▸ **INFORMATION GIVEN**:
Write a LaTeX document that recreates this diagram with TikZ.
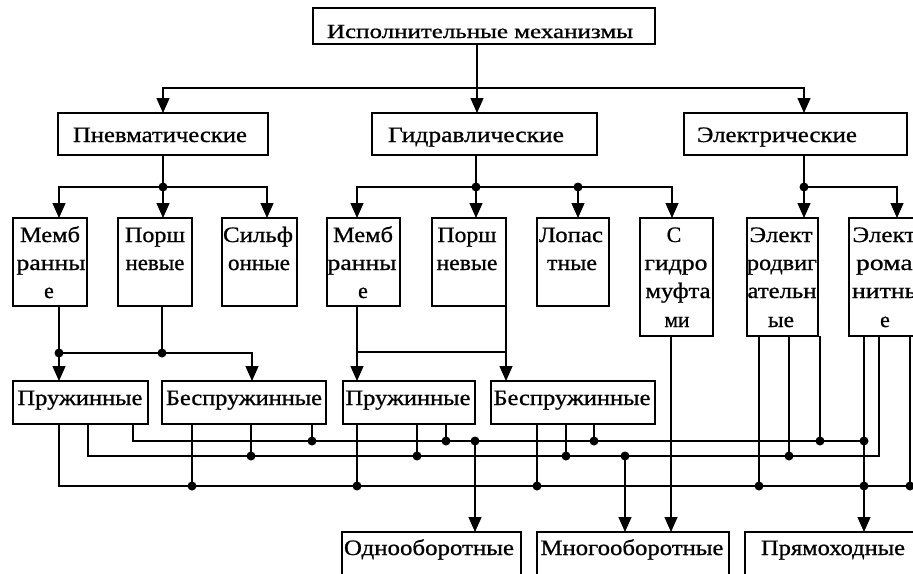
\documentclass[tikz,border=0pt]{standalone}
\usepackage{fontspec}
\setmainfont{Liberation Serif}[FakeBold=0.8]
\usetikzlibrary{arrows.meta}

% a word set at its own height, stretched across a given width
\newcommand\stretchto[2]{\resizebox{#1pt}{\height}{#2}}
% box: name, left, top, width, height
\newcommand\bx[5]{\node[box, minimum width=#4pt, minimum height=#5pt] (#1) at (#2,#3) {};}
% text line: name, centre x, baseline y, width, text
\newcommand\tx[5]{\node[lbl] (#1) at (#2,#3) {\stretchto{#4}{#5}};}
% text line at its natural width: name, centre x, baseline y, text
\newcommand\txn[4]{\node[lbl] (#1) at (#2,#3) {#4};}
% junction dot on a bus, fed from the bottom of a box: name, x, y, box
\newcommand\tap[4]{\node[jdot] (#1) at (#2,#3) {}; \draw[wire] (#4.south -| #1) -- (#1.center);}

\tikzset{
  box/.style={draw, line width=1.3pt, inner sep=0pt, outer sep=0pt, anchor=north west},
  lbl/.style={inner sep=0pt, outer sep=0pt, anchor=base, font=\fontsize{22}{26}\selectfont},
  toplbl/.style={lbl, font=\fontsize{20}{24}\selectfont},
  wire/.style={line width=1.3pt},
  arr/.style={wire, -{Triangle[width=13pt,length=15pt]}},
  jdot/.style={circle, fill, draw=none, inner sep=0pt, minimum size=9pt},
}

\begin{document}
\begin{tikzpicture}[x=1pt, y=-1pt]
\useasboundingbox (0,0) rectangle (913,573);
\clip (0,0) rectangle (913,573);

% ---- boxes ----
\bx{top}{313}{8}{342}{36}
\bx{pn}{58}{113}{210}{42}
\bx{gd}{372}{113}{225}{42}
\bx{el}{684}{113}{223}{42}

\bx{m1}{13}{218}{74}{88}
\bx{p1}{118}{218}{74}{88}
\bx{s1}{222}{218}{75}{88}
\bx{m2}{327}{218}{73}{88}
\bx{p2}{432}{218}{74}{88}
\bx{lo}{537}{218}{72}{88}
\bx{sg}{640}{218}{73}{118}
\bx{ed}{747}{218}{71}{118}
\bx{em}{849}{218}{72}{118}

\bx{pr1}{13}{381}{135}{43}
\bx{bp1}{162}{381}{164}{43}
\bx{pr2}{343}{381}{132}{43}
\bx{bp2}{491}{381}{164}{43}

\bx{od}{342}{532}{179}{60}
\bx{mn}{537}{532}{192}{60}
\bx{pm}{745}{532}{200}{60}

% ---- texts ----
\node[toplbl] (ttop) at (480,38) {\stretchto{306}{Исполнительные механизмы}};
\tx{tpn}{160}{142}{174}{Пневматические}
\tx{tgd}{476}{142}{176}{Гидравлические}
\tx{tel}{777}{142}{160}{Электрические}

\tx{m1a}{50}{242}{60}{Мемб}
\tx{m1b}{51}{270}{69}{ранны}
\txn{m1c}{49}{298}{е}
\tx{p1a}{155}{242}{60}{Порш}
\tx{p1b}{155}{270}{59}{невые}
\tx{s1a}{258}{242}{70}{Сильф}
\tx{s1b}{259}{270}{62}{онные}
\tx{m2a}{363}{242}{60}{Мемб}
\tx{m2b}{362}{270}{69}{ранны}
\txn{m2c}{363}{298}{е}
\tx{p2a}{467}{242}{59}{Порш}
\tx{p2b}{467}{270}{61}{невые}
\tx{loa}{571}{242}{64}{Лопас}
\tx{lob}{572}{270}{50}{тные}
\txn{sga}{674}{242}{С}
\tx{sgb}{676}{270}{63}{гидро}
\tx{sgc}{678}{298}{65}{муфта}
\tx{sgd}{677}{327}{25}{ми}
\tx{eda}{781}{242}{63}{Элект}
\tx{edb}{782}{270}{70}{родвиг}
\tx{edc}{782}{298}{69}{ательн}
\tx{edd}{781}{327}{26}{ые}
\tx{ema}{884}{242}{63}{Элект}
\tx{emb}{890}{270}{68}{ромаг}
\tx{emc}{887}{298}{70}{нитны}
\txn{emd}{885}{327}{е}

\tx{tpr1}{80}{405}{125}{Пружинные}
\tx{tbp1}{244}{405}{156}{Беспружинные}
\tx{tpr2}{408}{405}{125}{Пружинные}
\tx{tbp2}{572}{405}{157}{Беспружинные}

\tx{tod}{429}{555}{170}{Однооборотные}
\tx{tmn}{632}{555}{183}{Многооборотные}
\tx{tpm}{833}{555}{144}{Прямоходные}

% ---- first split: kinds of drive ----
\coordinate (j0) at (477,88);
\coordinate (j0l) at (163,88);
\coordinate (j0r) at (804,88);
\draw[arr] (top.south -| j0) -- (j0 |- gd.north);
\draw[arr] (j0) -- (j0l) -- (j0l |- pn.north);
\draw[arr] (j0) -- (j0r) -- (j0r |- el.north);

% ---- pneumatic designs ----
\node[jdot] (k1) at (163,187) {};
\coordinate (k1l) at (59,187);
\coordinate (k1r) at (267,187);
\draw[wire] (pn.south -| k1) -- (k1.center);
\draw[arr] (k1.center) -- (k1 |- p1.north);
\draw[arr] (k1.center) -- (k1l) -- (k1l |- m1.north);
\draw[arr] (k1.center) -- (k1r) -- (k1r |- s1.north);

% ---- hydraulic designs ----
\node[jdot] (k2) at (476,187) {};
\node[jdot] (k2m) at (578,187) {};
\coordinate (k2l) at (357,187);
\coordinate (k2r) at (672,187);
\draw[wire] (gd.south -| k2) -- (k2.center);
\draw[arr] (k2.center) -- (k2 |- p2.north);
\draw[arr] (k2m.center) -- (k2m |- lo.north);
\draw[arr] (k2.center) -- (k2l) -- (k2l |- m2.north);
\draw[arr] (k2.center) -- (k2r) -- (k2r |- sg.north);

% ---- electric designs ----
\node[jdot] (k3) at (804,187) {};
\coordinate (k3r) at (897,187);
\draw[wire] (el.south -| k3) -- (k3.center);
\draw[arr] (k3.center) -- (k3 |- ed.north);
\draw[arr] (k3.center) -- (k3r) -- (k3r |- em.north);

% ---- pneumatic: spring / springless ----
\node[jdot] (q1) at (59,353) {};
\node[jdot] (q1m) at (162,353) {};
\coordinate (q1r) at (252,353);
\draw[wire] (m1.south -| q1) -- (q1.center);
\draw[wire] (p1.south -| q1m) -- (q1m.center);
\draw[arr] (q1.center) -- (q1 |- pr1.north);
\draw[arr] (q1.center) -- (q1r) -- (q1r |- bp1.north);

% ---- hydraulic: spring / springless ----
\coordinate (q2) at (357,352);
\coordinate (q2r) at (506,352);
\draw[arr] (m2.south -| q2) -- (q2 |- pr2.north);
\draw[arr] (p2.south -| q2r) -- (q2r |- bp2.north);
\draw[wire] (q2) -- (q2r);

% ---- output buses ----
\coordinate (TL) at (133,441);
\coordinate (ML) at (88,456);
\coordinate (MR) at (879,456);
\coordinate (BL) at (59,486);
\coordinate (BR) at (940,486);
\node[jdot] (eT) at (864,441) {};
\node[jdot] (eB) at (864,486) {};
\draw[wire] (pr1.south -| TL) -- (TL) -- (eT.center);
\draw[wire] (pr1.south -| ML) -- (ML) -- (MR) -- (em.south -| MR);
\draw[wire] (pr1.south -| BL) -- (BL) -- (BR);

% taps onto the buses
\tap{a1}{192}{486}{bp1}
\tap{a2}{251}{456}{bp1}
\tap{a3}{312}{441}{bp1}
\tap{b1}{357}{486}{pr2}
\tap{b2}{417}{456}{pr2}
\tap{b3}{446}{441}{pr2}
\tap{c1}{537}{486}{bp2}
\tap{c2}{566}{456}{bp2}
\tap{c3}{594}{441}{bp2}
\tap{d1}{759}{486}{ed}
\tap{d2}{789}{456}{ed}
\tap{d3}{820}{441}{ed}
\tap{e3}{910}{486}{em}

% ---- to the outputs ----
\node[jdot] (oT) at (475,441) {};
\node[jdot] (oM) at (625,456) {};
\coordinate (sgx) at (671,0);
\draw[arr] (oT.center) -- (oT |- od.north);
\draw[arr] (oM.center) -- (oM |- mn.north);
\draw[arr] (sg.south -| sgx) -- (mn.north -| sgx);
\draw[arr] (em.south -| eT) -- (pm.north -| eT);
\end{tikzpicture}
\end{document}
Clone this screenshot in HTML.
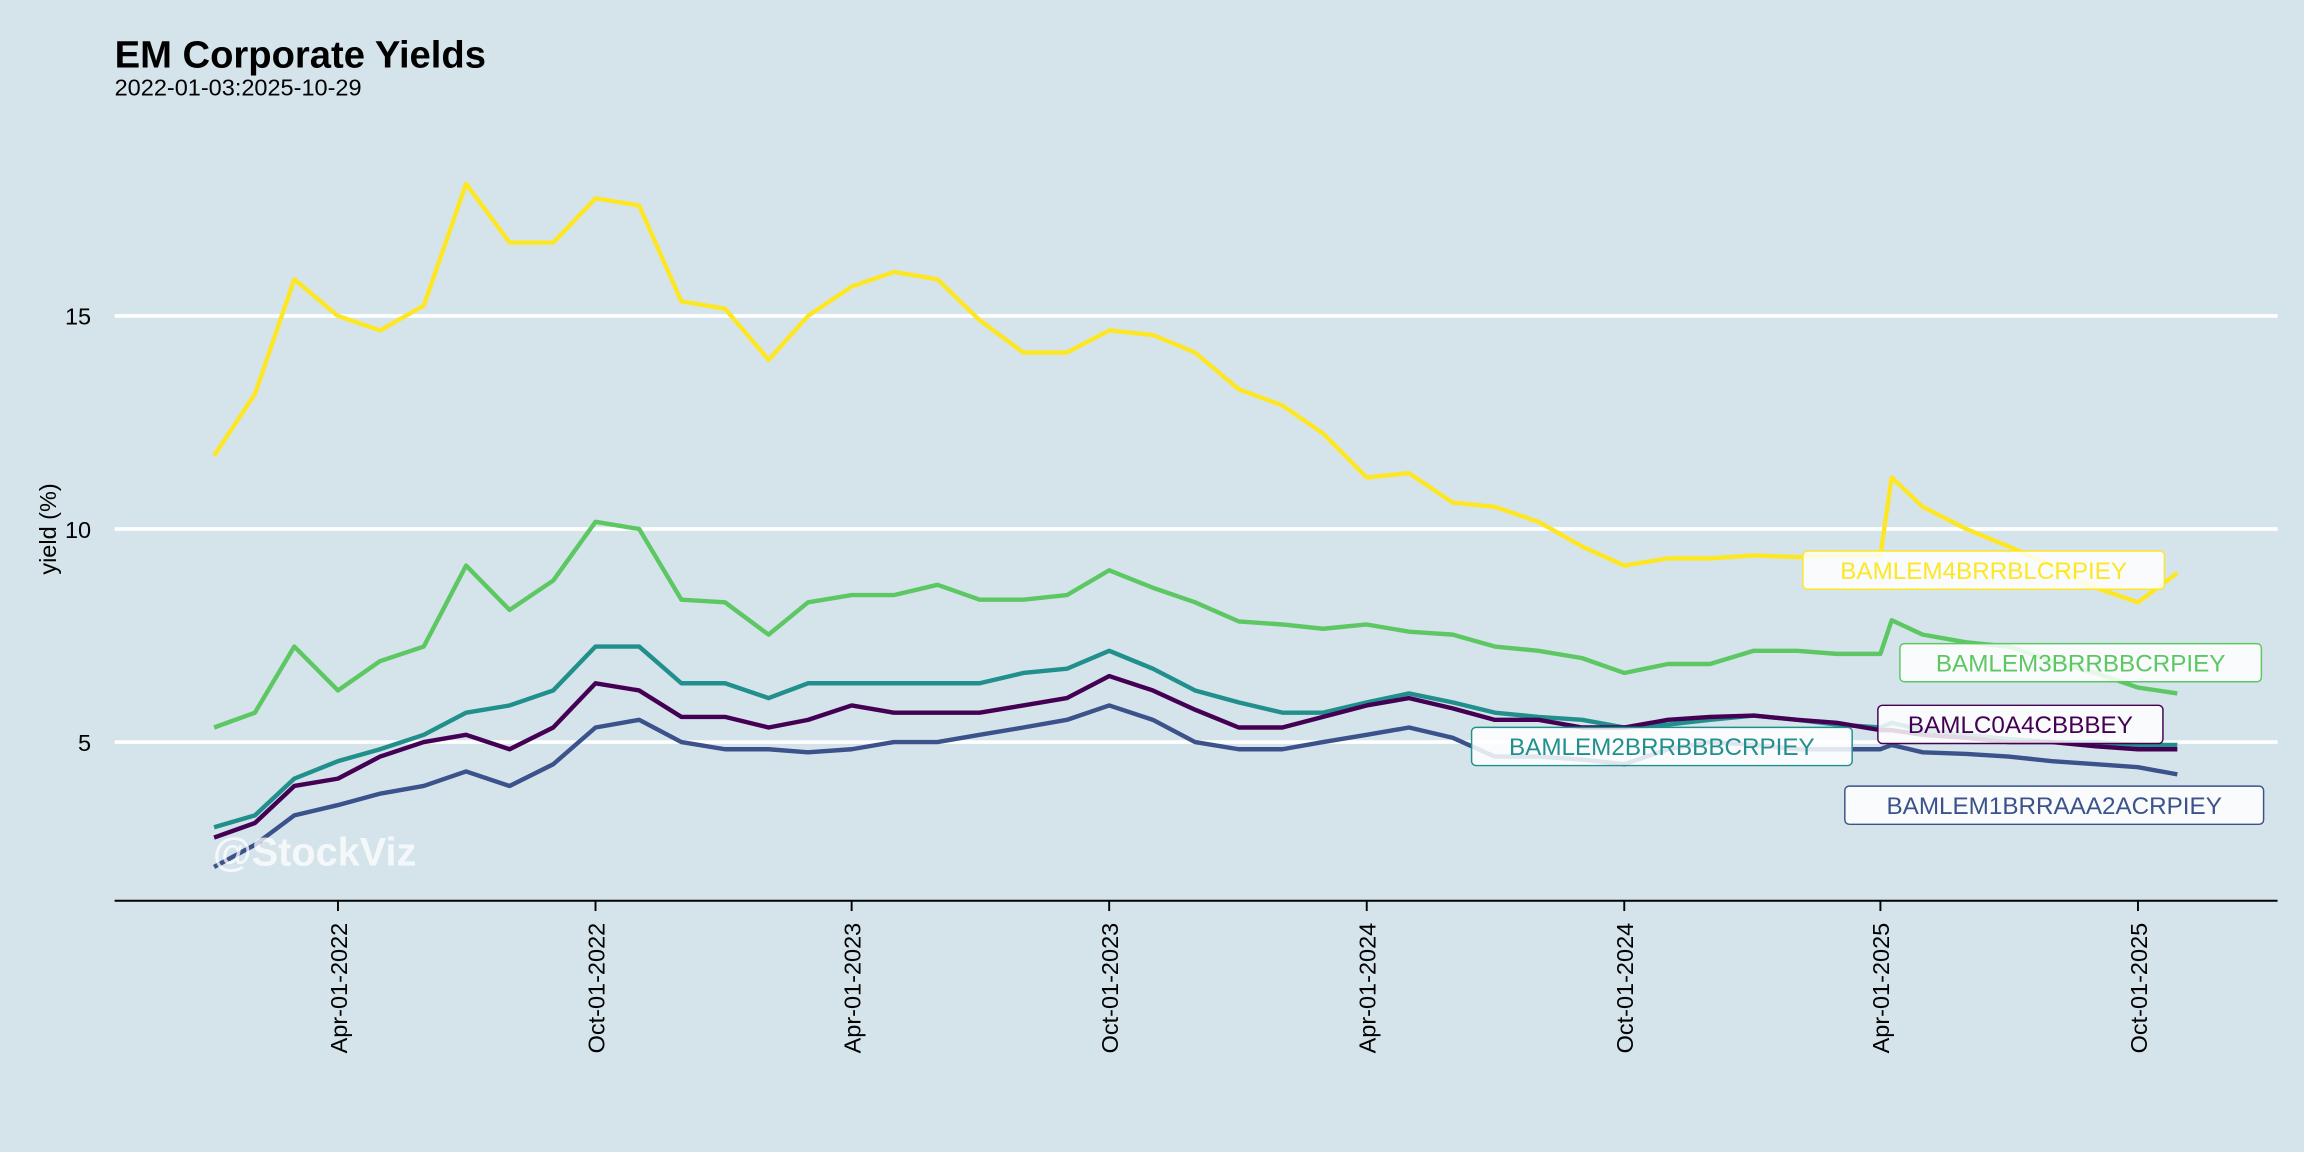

▸ **TASK GOAL**: Repeat exactly the lines from the start of the entries down to the line with "(#4.south -| #1)", keeping both ends but none of the pictures.

▸ **RESULT OF THE TASK**:
Write a LaTeX document that recreates this diagram with TikZ.
\documentclass[tikz,border=0pt]{standalone}
\usepackage{fontspec}
\setmainfont{Liberation Serif}[FakeBold=0.8]
\usetikzlibrary{arrows.meta}

% a word set at its own height, stretched across a given width
\newcommand\stretchto[2]{\resizebox{#1pt}{\height}{#2}}
% box: name, left, top, width, height
\newcommand\bx[5]{\node[box, minimum width=#4pt, minimum height=#5pt] (#1) at (#2,#3) {};}
% text line: name, centre x, baseline y, width, text
\newcommand\tx[5]{\node[lbl] (#1) at (#2,#3) {\stretchto{#4}{#5}};}
% text line at its natural width: name, centre x, baseline y, text
\newcommand\txn[4]{\node[lbl] (#1) at (#2,#3) {#4};}
% junction dot on a bus, fed from the bottom of a box: name, x, y, box
\newcommand\tap[4]{\node[jdot] (#1) at (#2,#3) {}; \draw[wire] (#4.south -| #1) -- (#1.center);}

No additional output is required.